Rappelez-vous donc ! Abraham sollicita D.ieu afin de sauvegarder la cité de Sodome et bien que celle-ci fut aux antipodes de la moralité, Il est clair qu’il ressentait un profond dégoût quant aux us et coutumes d’une société franchement dépravée et foncièrement abjecte. Pourtant, il soutint une incroyable plaidoirie pour sauver la tête de ses habitants, nos Maitres commentent le verset :

«Tu as aimé la justice et Tu as haï la méchanceté» en encensant le doyen Abraham : «Tu as aimé justifier les créatures et Tu n’as pas aimé les condamner» (Béréchit Rabba, chap. 49).
Il nous est désigné par une célèbre formule : «Av Amon Goyim», père de nombreux peuples, cela éclaire admirablement ses mérites et sa sensibilité ; il est le père, le maitre, l’éducateur idéal. Lui plus que quiconque enseigne la mansuétude : si ton enfant ne marche plus dans les sentiers battus, tu devras tout faire pour protéger son bien-être et garantir son bonheur.

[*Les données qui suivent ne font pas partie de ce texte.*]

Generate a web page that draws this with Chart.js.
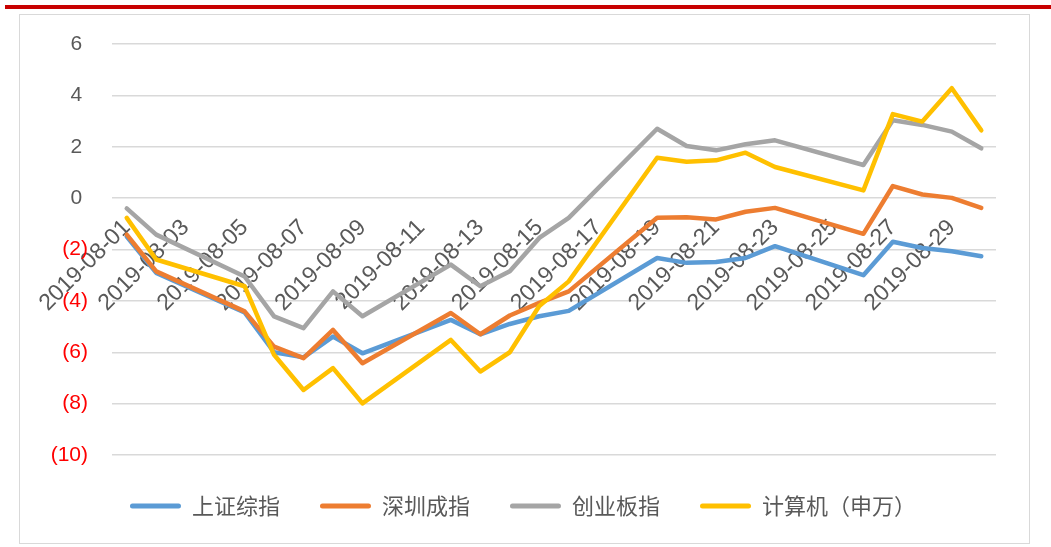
<!DOCTYPE html>
<html>
<head>
<meta charset="utf-8">
<script src="https://cdn.jsdelivr.net/npm/chart.js"></script>
<style>
  body { margin: 0; background: #fff; }
  #redbar { position: absolute; left: 5px; top: 5px; width: 1046px; height: 4px; background: #c80000; }
  #frame { position: absolute; left: 19px; top: 14px; width: 1009px; height: 528px; border: 1.5px solid #d9d9d9; }
  #chart { position: absolute; left: 0; top: 0; }
</style>
</head>
<body>
<div id="redbar"></div>
<div id="frame"></div>
<canvas id="chart" width="1051" height="547"></canvas>
<script>
// dates (calendar days, weekends left empty)
const dates = [
  "2019-08-01", "2019-08-02", "2019-08-03", "2019-08-04", "2019-08-05", "2019-08-06",
  "2019-08-07", "2019-08-08", "2019-08-09", "2019-08-10", "2019-08-11", "2019-08-12",
  "2019-08-13", "2019-08-14", "2019-08-15", "2019-08-16", "2019-08-17", "2019-08-18",
  "2019-08-19", "2019-08-20", "2019-08-21", "2019-08-22", "2019-08-23", "2019-08-24",
  "2019-08-25", "2019-08-26", "2019-08-27", "2019-08-28", "2019-08-29", "2019-08-30"
];
const seriesNames = ["上证综指", "深圳成指", "创业板指", "计算机（申万）"];

// cumulative change, %
const shComposite = [-1.50, -2.91, null, null, -4.45, -6.00, -6.20, -5.39, -6.04, null, null, -4.74,
  -5.30, -4.90, -4.60, -4.39, null, null, -2.33, -2.52, -2.49, -2.33, -1.87, null, null, -3.00,
  -1.70, -1.94, -2.07, -2.26];
const szComponent = [-1.42, -2.85, null, null, -4.41, -5.78, -6.23, -5.13, -6.43, null, null, -4.47,
  -5.30, -4.57, -4.08, -3.63, null, null, -0.76, -0.74, -0.83, -0.53, -0.38, null, null, -1.39,
  0.47, 0.14, 0.01, -0.38];
const chiNext = [-0.40, -1.42, null, null, -3.05, -4.60, -5.06, -3.63, -4.60, null, null, -2.59,
  -3.43, -2.85, -1.55, -0.77, null, null, 2.70, 2.03, 1.86, 2.10, 2.25, null, null, 1.29,
  3.03, 2.85, 2.59, 1.94];
const computerSW = [-0.77, -2.39, null, null, -3.43, -6.10, -7.47, -6.62, -7.99, null, null, -5.52,
  -6.75, -6.00, -4.20, -3.24, null, null, 1.57, 1.42, 1.47, 1.77, 1.21, null, null, 0.30,
  3.27, 2.98, 4.28, 2.64];

const colors = ["#5b9bd5", "#ed7d31", "#a5a5a5", "#ffc000"];
const allData = [shComposite, szComponent, chiNext, computerSW];

const datasets = allData.map((d, i) => ({
  label: seriesNames[i],
  data: d,
  borderColor: colors[i],
  backgroundColor: colors[i],
  borderWidth: 4.5,
  pointRadius: 0,
  spanGaps: true,
  tension: 0,
  borderJoinStyle: "round",
  borderCapStyle: "round",
  order: 4 - i   // later series drawn on top
}));

new Chart(document.getElementById("chart"), {
  type: "line",
  data: { labels: dates, datasets: datasets },
  options: {
    responsive: false,
    animation: false,
    layout: { padding: { left: 50, right: 55, top: 44, bottom: 20 } },
    plugins: {
      tooltip: { enabled: false },
      legend: {
        position: "bottom",
        labels: {
          boxWidth: 51,
          boxHeight: 5,
          useBorderRadius: true,
          borderRadius: 2.5,
          padding: 40,
          color: "#595959",
          font: { family: "'Noto Sans CJK SC', 'Liberation Sans'", size: 22 },
          sort: (a, b) => a.datasetIndex - b.datasetIndex,
          generateLabels: (chart) =>
            Chart.defaults.plugins.legend.labels.generateLabels(chart)
              .map(l => ({ ...l, fillStyle: l.strokeStyle, lineWidth: 0 }))
        }
      }
    },
    scales: {
      x: {
        type: "category",
        offset: true,
        position: { y: 0 },
        grid: { display: false },
        border: { display: false },
        ticks: {
          autoSkip: false,
          minRotation: 45,
          maxRotation: 45,
          padding: 8,
          color: "#595959",
          font: { family: "'Liberation Sans'", size: 23 },
          callback: function (value, index) {
            return index % 2 === 0 ? this.getLabelForValue(value) : "";
          }
        }
      },
      y: {
        min: -10,
        max: 6,
        afterFit: (scale) => { scale.width = 62; },
        grid: { color: "#d9d9d9", lineWidth: 1.5, drawTicks: false },
        border: { display: false },
        ticks: {
          stepSize: 2,
          padding: 24,
          font: { family: "'Liberation Sans'", size: 21 },
          color: (ctx) => ctx.tick.value < 0 ? "#ff0000" : "#595959",
          callback: (v) => v < 0 ? "(" + Math.abs(v) + ")" : v + " "
        }
      }
    }
  }
});
</script>
</body>
</html>
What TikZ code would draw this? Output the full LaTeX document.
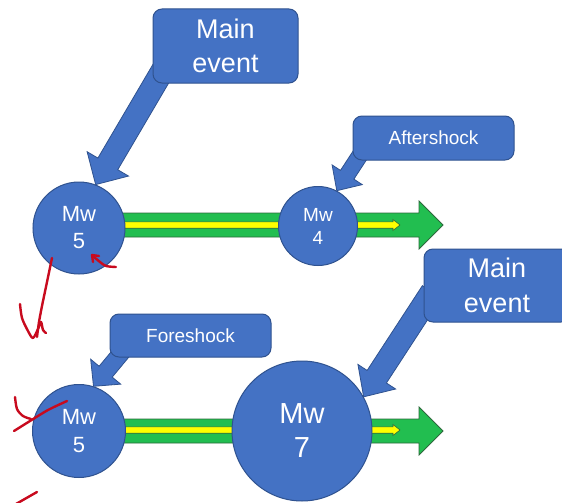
\documentclass[tikz,border=0pt]{standalone}
\usepackage{fontspec}
\setmainfont{Liberation Sans}
\usetikzlibrary{calc}

\definecolor{shapeblue}{HTML}{4472C4}
\definecolor{shapeedge}{HTML}{2F528F}
\definecolor{bandgreen}{RGB}{34,190,80}
\definecolor{bandedge}{RGB}{45,105,60}
\definecolor{bandyellow}{RGB}{255,255,0}
\definecolor{inkred}{RGB}{200,10,30}

% block arrow: #1 style, #2 start, #3 tip, #4 shaft half width,
% #5 head half width, #6 head length
\newcommand{\blockarrow}[6]{%
  \coordinate (ba-h) at ($(#3)!#6!(#2)$);
  \path[#1] ($(#2)!#4!90:(#3)$) -- ($(ba-h)!#4!90:(#3)$) -- ($(ba-h)!#5!90:(#3)$)
    -- (#3) -- ($(ba-h)!#5!-90:(#3)$) -- ($(ba-h)!#4!-90:(#3)$)
    -- ($(#2)!#4!-90:(#3)$) -- cycle;
}

\tikzset{
  quake/.style={circle, fill=shapeblue, draw=shapeedge, line width=1pt,
    text=white, align=center, inner sep=0pt},
  label box/.style={rectangle, rounded corners=9pt, fill=shapeblue,
    draw=shapeedge, line width=1pt, text=white, align=center, inner sep=0pt},
  pointer/.style={fill=shapeblue, draw=shapeedge, line width=0.8pt, line join=miter},
  timeband/.style={fill=bandgreen, draw=bandedge, line width=0.8pt},
  timeline/.style={fill=bandyellow, draw=bandedge, line width=0.6pt},
  ink/.style={draw=inkred, line width=2.4pt, line cap=round, line join=round},
}

\begin{document}
\begin{tikzpicture}[x=1pt, y=-1pt]
  \useasboundingbox (0,0) rectangle (562,503);
  \clip (0,0) rectangle (562,503);
  \fill[white] (0,0) rectangle (562,503);

  % ---------- upper sequence: main event then aftershock ----------
  \coordinate (t1s) at (100,225);
  \coordinate (t1e) at (443,225);
  \coordinate (y1s) at (100,225);
  \coordinate (y1e) at (400,225);
  \blockarrow{timeband}{t1s}{t1e}{12pt}{24pt}{24pt}
  \blockarrow{timeline}{y1s}{y1e}{3.2pt}{5.5pt}{7pt}

  \node[quake, minimum size=92pt, font=\fontsize{22}{27}\selectfont] (c1) at (79,228) {Mw\\5};
  \node[quake, minimum size=79pt, font=\fontsize{19}{23}\selectfont] (c2) at (318,226) {Mw\\4};

  \coordinate (p1) at (163,70);
  \blockarrow{pointer}{p1}{c1.69}{11.5pt}{24pt}{24pt}
  \node[label box, minimum width=145pt, minimum height=74pt,
    font=\fontsize{27}{34}\selectfont] (b1) at (225.5,46) {Main\\event};

  \coordinate (p2) at (364,149);
  \blockarrow{pointer}{p2}{c2.62}{8pt}{18pt}{19pt}
  \node[label box, minimum width=161pt, minimum height=44pt,
    font=\fontsize{19}{23}\selectfont] (b2) at (433.5,138) {Aftershock};

  % ---------- lower sequence: foreshock then main event ----------
  \coordinate (t2s) at (100,431);
  \coordinate (t2e) at (443,431);
  \coordinate (y2s) at (100,430);
  \coordinate (y2e) at (400,430);
  \blockarrow{timeband}{t2s}{t2e}{12pt}{24pt}{24pt}
  \blockarrow{timeline}{y2s}{y2e}{3.2pt}{5.5pt}{7pt}

  \node[quake, minimum size=93pt, font=\fontsize{22}{28}\selectfont] (c3) at (79,431) {Mw\\5};
  \node[quake, minimum size=140pt, font=\fontsize{29}{34}\selectfont] (c4) at (302,431) {Mw\\7};

  \coordinate (p3) at (127,346);
  \blockarrow{pointer}{p3}{c3.72}{8.5pt}{19.5pt}{19pt}
  \node[label box, minimum width=161pt, minimum height=43pt,
    font=\fontsize{19}{23}\selectfont] (b3) at (190.5,335.5) {Foreshock};

  \coordinate (p4) at (432,292);
  \blockarrow{pointer}{p4}{c4.29}{11.5pt}{22.5pt}{24pt}
  \node[label box, minimum width=146pt, minimum height=73pt,
    font=\fontsize{27}{35}\selectfont] (b4) at (497,285.5) {Main\\event};

  % ---------- hand-drawn pen marks ----------
  \draw[ink] plot[smooth] coordinates {(116,267) (106,266) (100,262) (94,257)};
  \draw[ink] (99,256) -- (92,255) -- (93,262);
  \draw[ink] plot[smooth] coordinates {(52,258) (47,282) (42,306) (39,322) (37,337)};
  \draw[ink] plot[smooth] coordinates {(20,304) (22,318) (28,331) (33,338) (38,329) (41,322) (43,330) (46,333)};
  \draw[ink] plot[smooth] coordinates {(14,431) (30,421) (48,410) (67,401)};
  \draw[ink] plot[smooth] coordinates {(15,397) (17,409) (23,416) (31,419)};
  \draw[ink] (16,504) -- (37,492);
\end{tikzpicture}
\end{document}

Malgré des provocations incessantes et des querelles à propos des pâturages de leurs troupeaux, les relations avec son neveu Loth demeurèrent inlassablement marquées de correction, de considération et d’une grande courtoisie.

Son fils Itzhak fut favorable à une paix avec ses ennemis lorsque ces derniers entamèrent des démarches de conciliation, il en fut de même avec un Abimelekh, roi des Philistins, et ses collaborateurs qui lui dérobèrent sa femme et lui attirèrent nombres d’ennuis et d’infinis dommages. Jacob agira de manière identique avec Laban, son beau-père, qui avait tout combiné pour détacher Yaakov de son identité. Ces machinations suscitèrent en lui un courroux immense mais jamais n’entachèrent le respect et la considération qu’il vouait au père de ses épouses, c’est finalement dans la paix qu’ils se sépareront.

Voici les leçons cardinales de la vie de nos Patriarches et Matriarches : l’Humanité doit s’édifier dans la droiture des relations humaines, raison pour laquelle ce livre est appelé «Sefer Hayashar», le Livre de la Droiture.